Since the Italo-Greeks are the nearest Uniates to Rome, it is natural that the Holy See should have given to them, if not most, at any rate the first attention. So it happens that many rules, made in the first case for them, have since been applied, sometimes with modifications, to the other Uniates. It follows that much of the Italo-Greek Canon Law has become general Canon Law for all Uniate churches. In other ways they stand apart from all the others. For instance, they are considerably the most influenced by Latin principles. During the centuries in which they have lived in Italy, surrounded by Latins, they have adopted many Roman customs; in some cases the Popes imposed such customs on them, no doubt thinking these to be essentially Catholic. Later bodies of Uniates have escaped this influence. On joining the Church they brought with them their independent customs. Since they joined at a later period, when the study of rites and canons was more advanced, it was then recognized that these customs and ritual observances were in themselves perfectly legitimate.
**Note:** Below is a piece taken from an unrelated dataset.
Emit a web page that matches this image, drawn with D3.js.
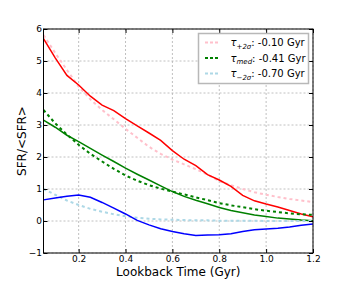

Here I note one or two of the main features of Italo-Greek law

Although we put the Italo-Greeks first among the Uniate Churches, although in the past they have played so important a part in Church history, it is a curious point to note that they are not really a Church at all. For to be a Church — that is, a local Church in the one great Catholic Church, people must at least have bishops with ordinary jurisdiction. Lower than one diocese the concept of a Church cannot go. But the Italo-Greeks have no Ordinaries. We have seen that the last lines of Byzantine bishops in Italy died out — that is, became Roman — before the Albanians arrived (p. 102). The Albanians, scattered about Calabria and Sicily, have never had dioceses of their own. They have been counted, quite correctly, simply as so many Catholics more in each Latin diocese already existing. Indeed, unless they had been all herded together in one district, and all the Latins turned out of it, it would have been impossible to make them into a diocese on the normal lines. It is true that in later times cross-jurisdiction over the same territory has become common; so that now, in the Levant, there are many cases of bishops ruling their subjects, not by geographical area, but according to the rite these subjects use, wherever (within limits) they may dwell. But in the fifteenth century, when the Albanians arrived in Italy, there was thought to be a great principle against this.